I'm looking for a 125cc quad for my son. He's saved up about $500.00 and is hoping to find an older model like a Honda TRX 125 or a comparable model by Yamaha, Kawasaki or Suzuki. He's not expecting anything perfect and I'm willing and able to work on it as needed. He wants one that has reverse, clutchless shift and suspension. We're willing to travel to get one. if you know of one for sale please email me at [email protected]

Thanks,

Jeff


----------



## bigcountrysg (Oct 9, 2006)

There are a few on craigslist in ann arbor.


----------



## Huntmich (Sep 4, 2008)

i'm not sure if you know but some kids atvs have been banned for sale. I can't remember off hand if 125cc are banned but i know 90cc's are. This includes the sale of parts for them also.
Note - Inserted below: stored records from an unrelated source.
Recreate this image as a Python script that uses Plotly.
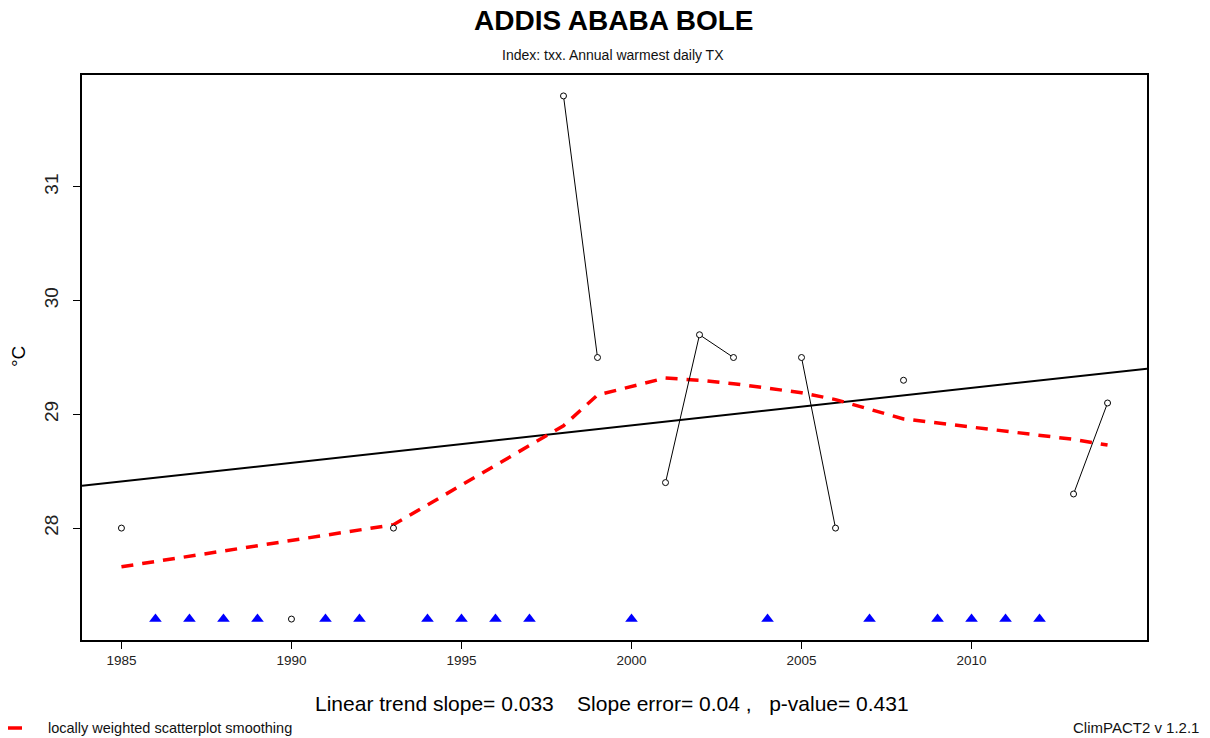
import numpy as np
import plotly.graph_objects as go

# Annual warmest daily maximum temperature (TXx), Addis Ababa Bole
data_years = [1985, 1990, 1993, 1998, 1999, 2001, 2002, 2003, 2005, 2006, 2008, 2013, 2014]
txx = [28.0, 27.2, 28.0, 31.8, 29.5, 28.4, 29.7, 29.5, 29.5, 28.0, 29.3, 28.3, 29.1]

# Years with no valid annual value
missing_years = [1986, 1987, 1988, 1989, 1991, 1992, 1994, 1995, 1996, 1997,
                 2000, 2004, 2007, 2009, 2010, 2011, 2012]

# Locally weighted smoothing evaluated at the observed years
loess_txx = [27.66, 27.89, 28.03, 28.90, 29.17, 29.32, 29.30, 29.27, 29.19, 29.13,
             28.96, 28.78, 28.73]

x_ticks = [1985, 1990, 1995, 2000, 2005, 2010]
y_ticks = [28, 29, 30, 31]

title_text = "ADDIS ABABA BOLE"
subtitle_text = "Index: txx. Annual warmest daily TX"
stats_text = "Linear trend slope= 0.033    Slope error= 0.04 ,   p-value= 0.431"
legend_text = "locally weighted scatterplot smoothing"
credit_text = "ClimPACT2 v 1.2.1"

FONT = "Liberation Sans, Arial, sans-serif"

# full yearly series with gaps so only consecutive years are joined
all_years = list(range(min(data_years), max(data_years) + 1))
lookup = dict(zip(data_years, txx))
series = [lookup.get(y) for y in all_years]

# axis extents with the usual 4% padding
x_lo, x_hi = min(all_years), max(all_years)
x_pad = (x_hi - x_lo) * 0.04
y_lo, y_hi = min(txx), max(txx)
y_pad = (y_hi - y_lo) * 0.04
x_range = [x_lo - x_pad, x_hi + x_pad]
y_range = [y_lo - y_pad, y_hi + y_pad]

# least-squares trend across the whole panel
slope, intercept = np.polyfit(data_years, txx, 1)
trend_x = x_range
trend_y = [slope * x + intercept for x in trend_x]

fig = go.Figure()

fig.add_trace(go.Scatter(
    x=trend_x, y=trend_y, mode="lines",
    line=dict(color="black", width=2), hoverinfo="skip", showlegend=False))

fig.add_trace(go.Scatter(
    x=data_years, y=loess_txx, mode="lines",
    line=dict(color="#ff0000", width=3.5, dash="12px,9px"),
    showlegend=False))

fig.add_trace(go.Scatter(
    x=all_years, y=series, mode="lines+markers", connectgaps=False,
    line=dict(color="black", width=1),
    marker=dict(symbol="circle", size=6, color="white",
                line=dict(color="black", width=1)),
    showlegend=False))

fig.add_trace(go.Scatter(
    x=missing_years, y=[y_lo] * len(missing_years), mode="markers",
    marker=dict(symbol="triangle-up", size=11, color="#0000ff",
                line=dict(width=0)),
    showlegend=False))

L, R, T, B = 82, 63, 75, 98
W, H = 1210, 738
pw, ph = W - L - R, H - T - B


def px(xp):
    return (xp - L) / pw


def py(yp):
    return (H - B - yp) / ph


annotations = [
    dict(text=f"<b>{title_text}</b>", x=px(613), y=py(20), xref="paper", yref="paper",
         showarrow=False, font=dict(family=FONT, size=28, color="black"),
         xanchor="center", yanchor="middle"),
    dict(text=subtitle_text, x=px(613), y=py(55), xref="paper", yref="paper",
         showarrow=False, font=dict(family=FONT, size=14, color="#111"),
         xanchor="center", yanchor="middle"),
    dict(text=stats_text.replace(" ", "\u00a0"), x=px(612), y=py(703), xref="paper", yref="paper",
         showarrow=False, font=dict(family=FONT, size=21, color="black"),
         xanchor="center", yanchor="middle"),
    dict(text=legend_text, x=px(46), y=py(728), xref="paper", yref="paper",
         showarrow=False, font=dict(family=FONT, size=14.5, color="#111"),
         xanchor="left", yanchor="middle"),
    dict(text=credit_text, x=px(1201), y=py(728), xref="paper", yref="paper",
         showarrow=False, font=dict(family=FONT, size=15, color="#111"),
         xanchor="right", yanchor="middle"),
    dict(text="°C", x=px(18), y=py(357), xref="paper", yref="paper",
         showarrow=False, textangle=-90, font=dict(family=FONT, size=19, color="black"),
         xanchor="center", yanchor="middle"),
]

shapes = [
    # legend key for the smoothing line
    dict(type="line", xref="paper", yref="paper",
         x0=px(8), x1=px(22), y0=py(728), y1=py(728),
         line=dict(color="#ff0000", width=3.5)),
]

fig.update_layout(
    width=W, height=H,
    margin=dict(l=L, r=R, t=T, b=B, pad=0),
    paper_bgcolor="white", plot_bgcolor="white",
    font=dict(family=FONT, color="black"),
    annotations=annotations, shapes=shapes,
    showlegend=False,
    xaxis=dict(range=x_range, tickvals=x_ticks, ticktext=[str(v) for v in x_ticks],
               showgrid=False, zeroline=False, showline=True, linecolor="black",
               linewidth=1.5, mirror=True, ticks="outside", ticklen=7,
               tickcolor="black", tickwidth=1,
               tickfont=dict(family=FONT, size=13.5, color="#222")),
    yaxis=dict(range=y_range, tickvals=y_ticks, ticktext=[str(v) for v in y_ticks],
               showgrid=False, zeroline=False, showline=True, linecolor="black",
               linewidth=1.5, mirror=True, ticks="outside", ticklen=7,
               tickcolor="black", tickwidth=1, tickangle=-90,
               ticklabelstandoff=8,
               tickfont=dict(family=FONT, size=19, color="#222")),
)

fig.write_html("out.html")
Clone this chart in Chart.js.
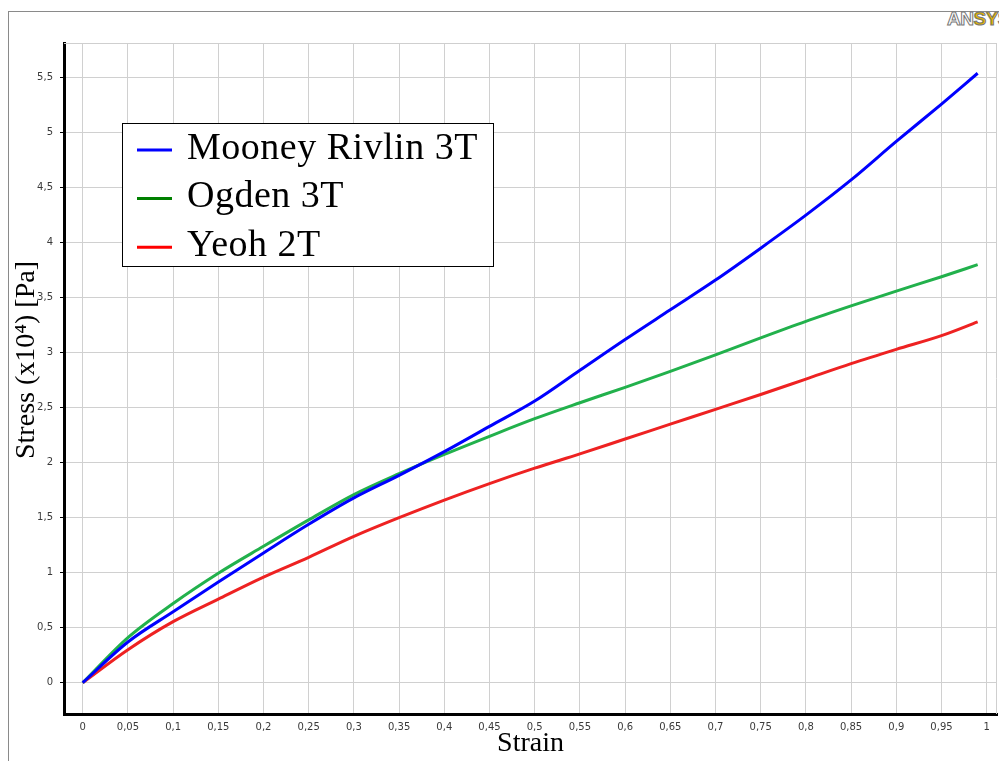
<!DOCTYPE html>
<html>
<head>
<meta charset="utf-8">
<script src="https://cdn.jsdelivr.net/npm/chart.js@4/dist/chart.umd.min.js"></script>
<style>
  body { margin: 0; background: #fff; overflow: hidden; }
  #frame { position: absolute; left: 8px; top: 11px; width: 1100px; height: 800px; border: 1px solid #8a8a8a; }
  #logo { position: absolute; left: 947px; top: 8px; font: bold 19px "Liberation Sans", sans-serif; letter-spacing: -0.5px; -webkit-text-stroke: 1px #777; white-space: nowrap; }
  #logo .a { color: #fff; }
  #logo .s { color: #e2b400; }
  #wrap { position: absolute; left: 0; top: 0; width: 999px; height: 761px; }
</style>
</head>
<body>
<div id="frame"></div>
<div id="logo"><span class="a">AN</span><span class="s">SYS</span></div>
<div id="wrap"><canvas id="c" width="999" height="761"></canvas></div>
<script>
// strain values (x) shared by all three fits
const strain = [0, 0.05, 0.1, 0.15, 0.2, 0.25, 0.3, 0.35, 0.4, 0.45, 0.5,
                0.55, 0.6, 0.65, 0.7, 0.75, 0.8, 0.85, 0.9, 0.95, 0.99];

// stress in x10^4 Pa
const mooney = [0, 0.37, 0.645, 0.915, 1.18, 1.44, 1.68, 1.885, 2.10, 2.33, 2.56,
                2.84, 3.12, 3.39, 3.66, 3.95, 4.25, 4.57, 4.92, 5.26, 5.54];
const ogden  = [0, 0.41, 0.72, 0.995, 1.24, 1.48, 1.71, 1.90, 2.075, 2.24, 2.40,
                2.545, 2.685, 2.83, 2.98, 3.135, 3.285, 3.425, 3.56, 3.69, 3.80];
const yeoh   = [0, 0.30, 0.555, 0.76, 0.96, 1.14, 1.33, 1.50, 1.66, 1.81, 1.95,
                2.08, 2.215, 2.35, 2.485, 2.62, 2.76, 2.90, 3.03, 3.155, 3.28];

const seriesLabels = ['Mooney Rivlin 3T', 'Ogden 3T', 'Yeoh 2T'];

function toPoints(ys) {
  return strain.map((x, i) => ({ x: x, y: ys[i] }));
}

function commaLabel(v) {
  return String(Math.round(v * 100) / 100).replace('.', ',');
}

// legend box, frame lines and y title
const extras = {
  id: 'extras',
  beforeDatasetsDraw(chart) {
    const { ctx, chartArea: a } = chart;
    ctx.save();
    ctx.strokeStyle = '#cfcfcf';
    ctx.lineWidth = 1;
    ctx.beginPath();
    ctx.moveTo(a.left, a.top + 0.5);
    ctx.lineTo(a.right, a.top + 0.5);
    ctx.moveTo(a.right - 0.5, a.top);
    ctx.lineTo(a.right - 0.5, a.bottom);
    ctx.stroke();
    ctx.restore();
  },
  afterDraw(chart) {
    const ctx = chart.ctx;
    ctx.save();
    // legend
    ctx.fillStyle = '#fff';
    ctx.fillRect(122.5, 123.5, 371, 143);
    ctx.strokeStyle = '#000';
    ctx.lineWidth = 1;
    ctx.strokeRect(122.5, 123.5, 371, 143);
    ctx.font = '38px "Liberation Serif", serif';
    ctx.letterSpacing = '0.5px';
    ctx.textBaseline = 'alphabetic';
    ctx.textAlign = 'left';
    chart.data.datasets.forEach((ds, i) => {
      const y = 150 + i * 48.6;
      ctx.strokeStyle = ds.legendColor;
      ctx.lineWidth = 3;
      ctx.beginPath();
      ctx.moveTo(137, y);
      ctx.lineTo(172, y);
      ctx.stroke();
      ctx.fillStyle = '#000';
      ctx.fillText(ds.label, 187, y + 8.5);
    });
    // y axis title
    ctx.letterSpacing = '0px';
    ctx.translate(27, 360);
    ctx.rotate(-Math.PI / 2);
    ctx.font = '28px "Liberation Serif", serif';
    ctx.textAlign = 'center';
    ctx.textBaseline = 'middle';
    ctx.fillStyle = '#000';
    ctx.fillText('Stress (x10\u2074) [Pa]', 0, 0);
    ctx.restore();
  }
};

const tickFont = { family: '"DejaVu Sans", sans-serif', size: 10 };

new Chart(document.getElementById('c'), {
  type: 'line',
  data: {
    datasets: [
      { label: seriesLabels[0], data: toPoints(mooney), borderColor: '#0000ff', legendColor: '#0000ff' },
      { label: seriesLabels[1], data: toPoints(ogden), borderColor: '#22b14c', legendColor: '#008000' },
      { label: seriesLabels[2], data: toPoints(yeoh), borderColor: '#ee2222', legendColor: '#ff0000' }
    ]
  },
  options: {
    responsive: false,
    animation: false,
    devicePixelRatio: 1,
    layout: { padding: { left: 0, top: 43, right: 2, bottom: 0 } },
    elements: {
      line: { borderWidth: 3, cubicInterpolationMode: 'monotone', fill: false },
      point: { radius: 0 }
    },
    plugins: { legend: { display: false }, tooltip: { enabled: false } },
    scales: {
      x: {
        type: 'linear',
        min: -0.0207,
        max: 1.0114,
        afterFit: s => { s.height = 47; },
        border: { color: '#000', width: 3 },
        grid: { color: '#d0d0d0', lineWidth: 1, drawTicks: false },
        ticks: {
          stepSize: 0.05, includeBounds: false, autoSkip: false, maxRotation: 0,
          padding: 7, color: '#3a3a3a', font: tickFont, callback: commaLabel
        },
        title: {
          display: true, text: 'Strain', color: '#000',
          font: { family: '"Liberation Serif", serif', size: 28, lineHeight: 1 },
          padding: { top: 0, bottom: 3 }
        }
      },
      y: {
        type: 'linear',
        min: -0.2845,
        max: 5.815,
        afterFit: s => { s.width = 64; },
        border: { color: '#000', width: 3 },
        grid: { color: '#d0d0d0', lineWidth: 1, tickLength: 4, tickColor: '#000', tickWidth: 1 },
        ticks: {
          stepSize: 0.5, includeBounds: false, padding: 7,
          color: '#3a3a3a', font: tickFont, callback: commaLabel
        }
      }
    }
  },
  plugins: [extras]
});
</script>
</body>
</html>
Just a heads up if you already didn't know


----------



## Ugottaluvit (Jan 29, 2003)

I have a 1984 Suzuki 185 that I have been thinking of selling. I'd want $500 for it. I need room in the garage.


----------



## bigcountrysg (Oct 9, 2006)

Huntmich said:


> i'm not sure if you know but some kids atvs have been banned for sale. I can't remember off hand if 125cc are banned but i know 90cc's are. This includes the sale of parts for them also. Just a heads up if you already didn't know


What are you talking about.


----------



## Freestone (May 15, 2003)

We picked up a Yamaha 125 saturday. I've been scouring craigslist for a couple of weeks now. Thanks for the replies though. One thing I learned is that if you have a decent, good name brand quad for under $800.00 on craigslist it will probably sell pretty quick!

Jeff


----------